▸ **TASK**
Output exactly the lines that run from the line containing "The picture is" through the line containing "from bokeh.resources import INLINE", with both ends included.
>> begin SUPPLIED INFORMATION
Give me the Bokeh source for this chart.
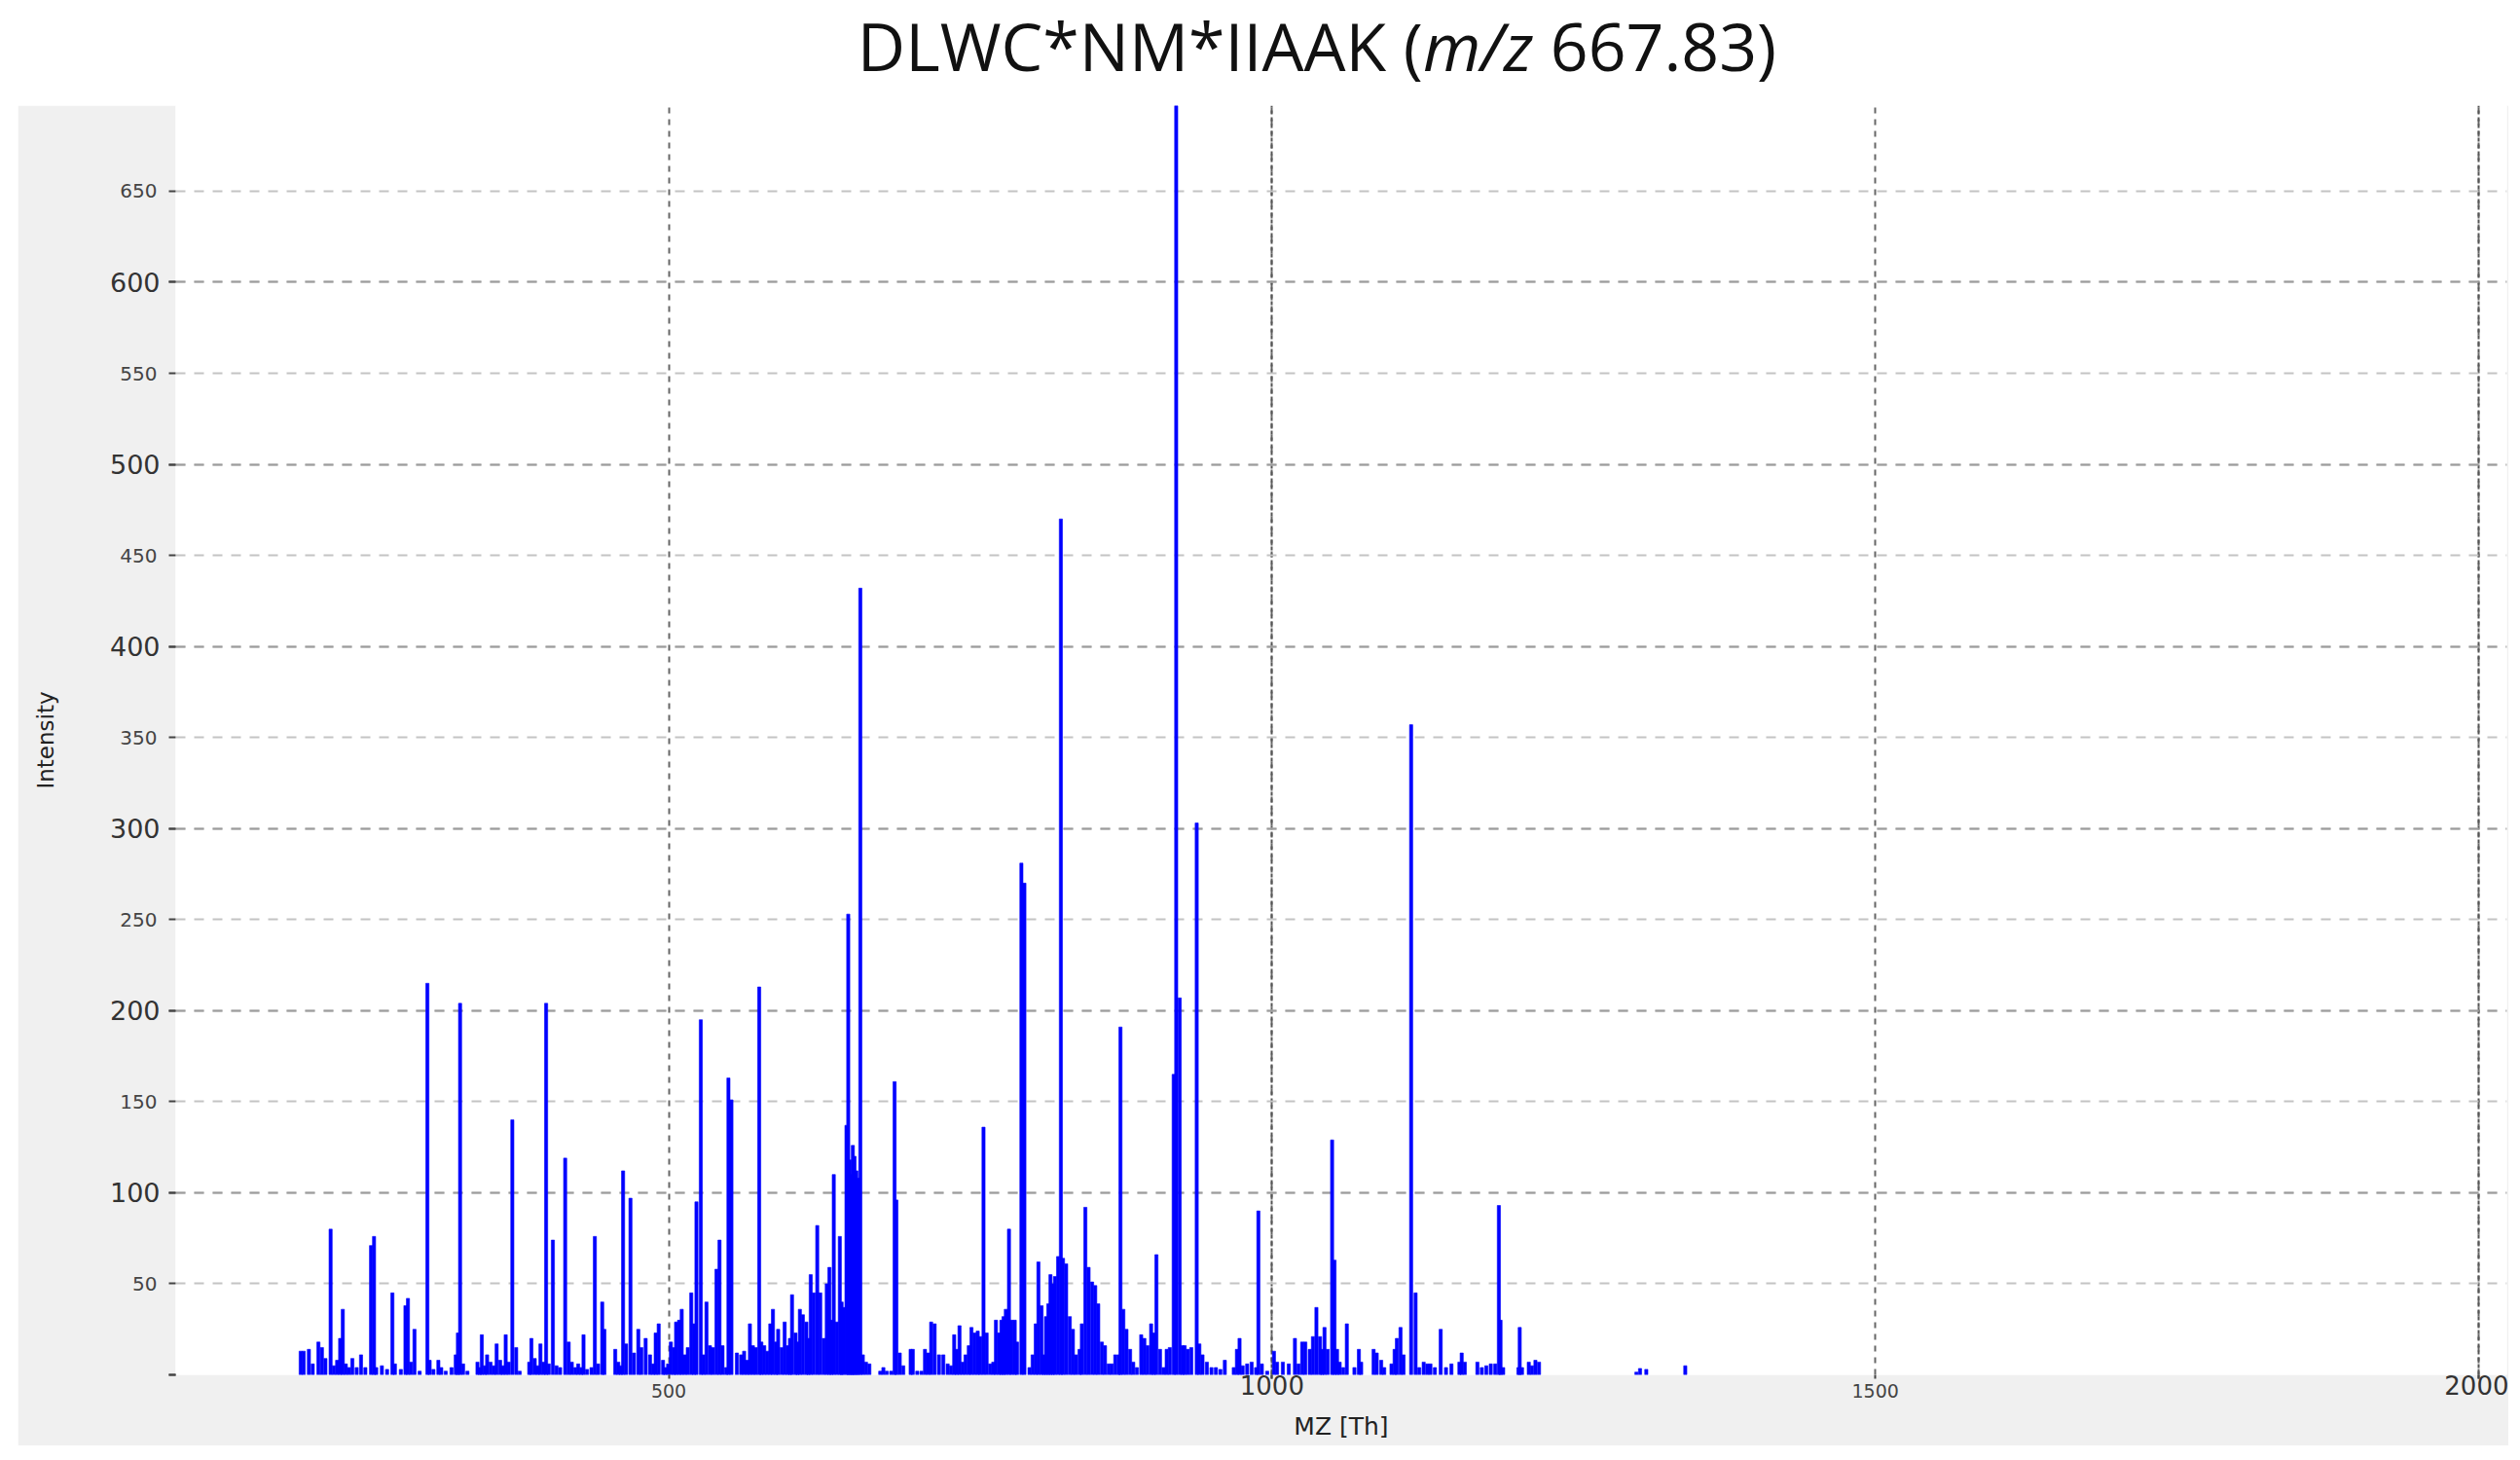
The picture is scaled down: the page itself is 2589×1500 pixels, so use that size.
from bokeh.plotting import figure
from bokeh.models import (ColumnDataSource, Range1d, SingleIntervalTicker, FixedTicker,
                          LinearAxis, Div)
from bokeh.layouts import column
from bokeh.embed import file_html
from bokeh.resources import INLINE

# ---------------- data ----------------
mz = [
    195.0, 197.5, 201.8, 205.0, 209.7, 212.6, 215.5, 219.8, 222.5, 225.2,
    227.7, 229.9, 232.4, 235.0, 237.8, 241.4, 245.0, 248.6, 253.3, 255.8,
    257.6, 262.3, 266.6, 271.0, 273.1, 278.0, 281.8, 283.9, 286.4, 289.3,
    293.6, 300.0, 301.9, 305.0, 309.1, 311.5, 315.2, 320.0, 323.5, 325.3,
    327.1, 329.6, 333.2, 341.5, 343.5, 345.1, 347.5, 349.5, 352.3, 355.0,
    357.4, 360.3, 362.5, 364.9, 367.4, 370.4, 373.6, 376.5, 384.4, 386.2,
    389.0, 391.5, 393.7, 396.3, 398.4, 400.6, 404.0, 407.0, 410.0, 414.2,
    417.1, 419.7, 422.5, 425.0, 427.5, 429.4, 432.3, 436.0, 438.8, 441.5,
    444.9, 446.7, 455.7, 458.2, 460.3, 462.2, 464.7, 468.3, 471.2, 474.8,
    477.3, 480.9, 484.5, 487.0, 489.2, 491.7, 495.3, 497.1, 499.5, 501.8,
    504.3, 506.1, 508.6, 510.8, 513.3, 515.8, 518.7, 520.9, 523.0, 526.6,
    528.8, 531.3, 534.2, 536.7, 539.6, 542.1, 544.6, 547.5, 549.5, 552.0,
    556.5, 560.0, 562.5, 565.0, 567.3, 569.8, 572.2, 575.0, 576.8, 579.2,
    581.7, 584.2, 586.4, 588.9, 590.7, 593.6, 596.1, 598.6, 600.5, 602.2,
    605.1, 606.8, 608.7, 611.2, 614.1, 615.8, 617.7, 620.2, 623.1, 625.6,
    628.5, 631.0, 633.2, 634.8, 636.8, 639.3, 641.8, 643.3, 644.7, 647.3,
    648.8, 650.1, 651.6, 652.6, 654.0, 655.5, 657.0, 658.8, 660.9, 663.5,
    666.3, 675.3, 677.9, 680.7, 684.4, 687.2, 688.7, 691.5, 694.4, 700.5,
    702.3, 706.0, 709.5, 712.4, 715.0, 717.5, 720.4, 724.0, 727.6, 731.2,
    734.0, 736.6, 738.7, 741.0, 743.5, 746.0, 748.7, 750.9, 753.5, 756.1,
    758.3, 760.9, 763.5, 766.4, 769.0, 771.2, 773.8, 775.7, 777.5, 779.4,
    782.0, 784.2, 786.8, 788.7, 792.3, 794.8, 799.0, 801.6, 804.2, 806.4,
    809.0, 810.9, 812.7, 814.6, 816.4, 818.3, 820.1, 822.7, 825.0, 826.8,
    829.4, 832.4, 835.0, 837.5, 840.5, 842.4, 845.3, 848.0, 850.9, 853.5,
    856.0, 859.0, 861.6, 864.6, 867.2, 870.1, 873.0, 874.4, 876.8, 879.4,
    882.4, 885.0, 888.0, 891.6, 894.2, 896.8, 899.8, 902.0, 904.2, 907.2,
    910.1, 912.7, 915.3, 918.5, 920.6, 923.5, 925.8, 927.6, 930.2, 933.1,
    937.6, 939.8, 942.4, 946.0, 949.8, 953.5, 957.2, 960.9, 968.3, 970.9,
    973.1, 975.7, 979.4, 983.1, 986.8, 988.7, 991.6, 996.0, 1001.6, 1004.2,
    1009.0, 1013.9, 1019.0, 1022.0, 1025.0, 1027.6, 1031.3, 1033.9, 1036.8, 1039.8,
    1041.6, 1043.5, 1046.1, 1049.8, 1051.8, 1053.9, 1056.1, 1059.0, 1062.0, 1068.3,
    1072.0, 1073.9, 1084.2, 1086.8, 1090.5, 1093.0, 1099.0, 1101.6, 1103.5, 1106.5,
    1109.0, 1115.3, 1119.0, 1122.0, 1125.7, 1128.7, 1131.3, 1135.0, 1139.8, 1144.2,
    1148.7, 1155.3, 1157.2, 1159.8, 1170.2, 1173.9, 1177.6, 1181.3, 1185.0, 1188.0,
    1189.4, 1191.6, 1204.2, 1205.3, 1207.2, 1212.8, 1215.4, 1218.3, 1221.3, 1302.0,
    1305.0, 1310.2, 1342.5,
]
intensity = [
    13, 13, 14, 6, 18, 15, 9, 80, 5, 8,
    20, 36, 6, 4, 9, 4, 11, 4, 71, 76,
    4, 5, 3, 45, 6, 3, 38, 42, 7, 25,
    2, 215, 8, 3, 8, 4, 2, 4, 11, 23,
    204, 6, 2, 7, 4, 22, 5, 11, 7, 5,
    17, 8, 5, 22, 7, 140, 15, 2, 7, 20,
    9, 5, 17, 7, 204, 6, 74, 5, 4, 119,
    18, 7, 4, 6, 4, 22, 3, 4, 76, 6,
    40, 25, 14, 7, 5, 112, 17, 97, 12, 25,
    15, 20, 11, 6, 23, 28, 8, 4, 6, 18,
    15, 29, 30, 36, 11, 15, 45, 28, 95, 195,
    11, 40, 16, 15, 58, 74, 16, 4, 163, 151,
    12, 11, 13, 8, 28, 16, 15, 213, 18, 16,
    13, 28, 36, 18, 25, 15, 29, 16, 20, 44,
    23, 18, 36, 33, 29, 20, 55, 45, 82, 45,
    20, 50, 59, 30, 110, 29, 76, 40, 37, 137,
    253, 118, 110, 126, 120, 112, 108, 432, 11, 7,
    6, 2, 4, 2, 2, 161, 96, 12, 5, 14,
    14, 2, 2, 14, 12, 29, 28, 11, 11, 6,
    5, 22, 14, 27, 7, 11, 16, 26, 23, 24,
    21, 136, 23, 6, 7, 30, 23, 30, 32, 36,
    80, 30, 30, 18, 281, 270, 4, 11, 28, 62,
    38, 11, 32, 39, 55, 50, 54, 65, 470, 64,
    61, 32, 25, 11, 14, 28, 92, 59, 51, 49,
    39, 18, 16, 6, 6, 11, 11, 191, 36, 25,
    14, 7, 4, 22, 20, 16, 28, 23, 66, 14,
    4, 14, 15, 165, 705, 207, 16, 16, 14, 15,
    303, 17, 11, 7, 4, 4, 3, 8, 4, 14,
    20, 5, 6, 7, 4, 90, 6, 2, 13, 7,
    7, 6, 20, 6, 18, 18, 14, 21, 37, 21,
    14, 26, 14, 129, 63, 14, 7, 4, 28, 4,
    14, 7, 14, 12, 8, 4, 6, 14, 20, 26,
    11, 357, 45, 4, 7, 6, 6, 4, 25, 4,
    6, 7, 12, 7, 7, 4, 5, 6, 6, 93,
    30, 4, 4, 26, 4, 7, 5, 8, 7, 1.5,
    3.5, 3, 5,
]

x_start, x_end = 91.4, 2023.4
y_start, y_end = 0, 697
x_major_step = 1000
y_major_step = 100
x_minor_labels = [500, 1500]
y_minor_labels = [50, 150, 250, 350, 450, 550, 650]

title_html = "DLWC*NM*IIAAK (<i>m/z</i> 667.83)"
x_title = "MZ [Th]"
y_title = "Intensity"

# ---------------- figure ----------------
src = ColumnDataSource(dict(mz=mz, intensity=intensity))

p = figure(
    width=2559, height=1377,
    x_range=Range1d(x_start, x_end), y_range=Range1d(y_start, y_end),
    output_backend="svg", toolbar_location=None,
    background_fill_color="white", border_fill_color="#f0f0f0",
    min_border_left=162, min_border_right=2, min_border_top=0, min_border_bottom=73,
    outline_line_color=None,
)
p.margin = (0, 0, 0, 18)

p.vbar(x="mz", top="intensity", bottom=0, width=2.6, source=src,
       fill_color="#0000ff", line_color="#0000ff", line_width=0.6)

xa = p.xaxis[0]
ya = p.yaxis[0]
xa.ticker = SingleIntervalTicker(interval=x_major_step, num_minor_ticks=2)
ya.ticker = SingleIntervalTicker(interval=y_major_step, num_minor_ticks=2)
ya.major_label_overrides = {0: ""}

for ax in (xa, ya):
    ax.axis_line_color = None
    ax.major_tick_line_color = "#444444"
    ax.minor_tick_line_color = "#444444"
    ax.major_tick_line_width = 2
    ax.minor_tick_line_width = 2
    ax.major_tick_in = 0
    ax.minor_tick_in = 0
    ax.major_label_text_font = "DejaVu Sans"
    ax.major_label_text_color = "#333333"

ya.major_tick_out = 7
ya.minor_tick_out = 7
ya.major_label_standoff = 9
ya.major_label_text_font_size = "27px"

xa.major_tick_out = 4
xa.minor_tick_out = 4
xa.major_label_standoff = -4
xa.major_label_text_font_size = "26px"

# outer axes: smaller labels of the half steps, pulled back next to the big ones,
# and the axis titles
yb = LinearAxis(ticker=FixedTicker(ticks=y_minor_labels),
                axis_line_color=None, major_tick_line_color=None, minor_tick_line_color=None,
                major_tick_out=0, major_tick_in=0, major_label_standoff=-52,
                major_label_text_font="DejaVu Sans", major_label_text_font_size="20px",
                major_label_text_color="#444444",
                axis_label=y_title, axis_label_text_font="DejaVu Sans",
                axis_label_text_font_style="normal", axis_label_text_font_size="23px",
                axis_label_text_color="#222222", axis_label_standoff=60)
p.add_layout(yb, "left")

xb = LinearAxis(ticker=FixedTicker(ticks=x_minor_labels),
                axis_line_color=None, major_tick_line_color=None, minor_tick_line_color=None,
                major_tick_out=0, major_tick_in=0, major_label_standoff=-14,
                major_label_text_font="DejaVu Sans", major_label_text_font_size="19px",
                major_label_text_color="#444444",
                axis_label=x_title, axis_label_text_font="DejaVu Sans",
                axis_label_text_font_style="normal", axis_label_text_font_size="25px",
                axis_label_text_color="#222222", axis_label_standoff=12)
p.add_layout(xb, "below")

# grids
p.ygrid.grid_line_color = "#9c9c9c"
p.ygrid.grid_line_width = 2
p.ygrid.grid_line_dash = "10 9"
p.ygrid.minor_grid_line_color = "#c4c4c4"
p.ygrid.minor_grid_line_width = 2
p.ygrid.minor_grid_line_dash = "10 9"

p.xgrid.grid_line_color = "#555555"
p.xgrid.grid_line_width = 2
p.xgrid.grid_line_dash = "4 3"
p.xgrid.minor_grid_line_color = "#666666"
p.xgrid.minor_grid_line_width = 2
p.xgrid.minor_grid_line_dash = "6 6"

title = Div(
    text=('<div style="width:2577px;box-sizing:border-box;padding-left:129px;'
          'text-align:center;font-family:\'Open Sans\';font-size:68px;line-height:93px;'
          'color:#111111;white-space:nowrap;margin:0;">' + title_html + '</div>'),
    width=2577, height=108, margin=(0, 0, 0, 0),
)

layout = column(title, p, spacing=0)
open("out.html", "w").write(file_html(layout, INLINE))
>> end SUPPLIED INFORMATION
▸ **RESPONSE TO THIS TASK**
The picture is scaled down: the page itself is 2589×1500 pixels, so use that size.
from bokeh.plotting import figure
from bokeh.models import (ColumnDataSource, Range1d, SingleIntervalTicker, FixedTicker,
                          LinearAxis, Div)
from bokeh.layouts import column
from bokeh.embed import file_html
from bokeh.resources import INLINE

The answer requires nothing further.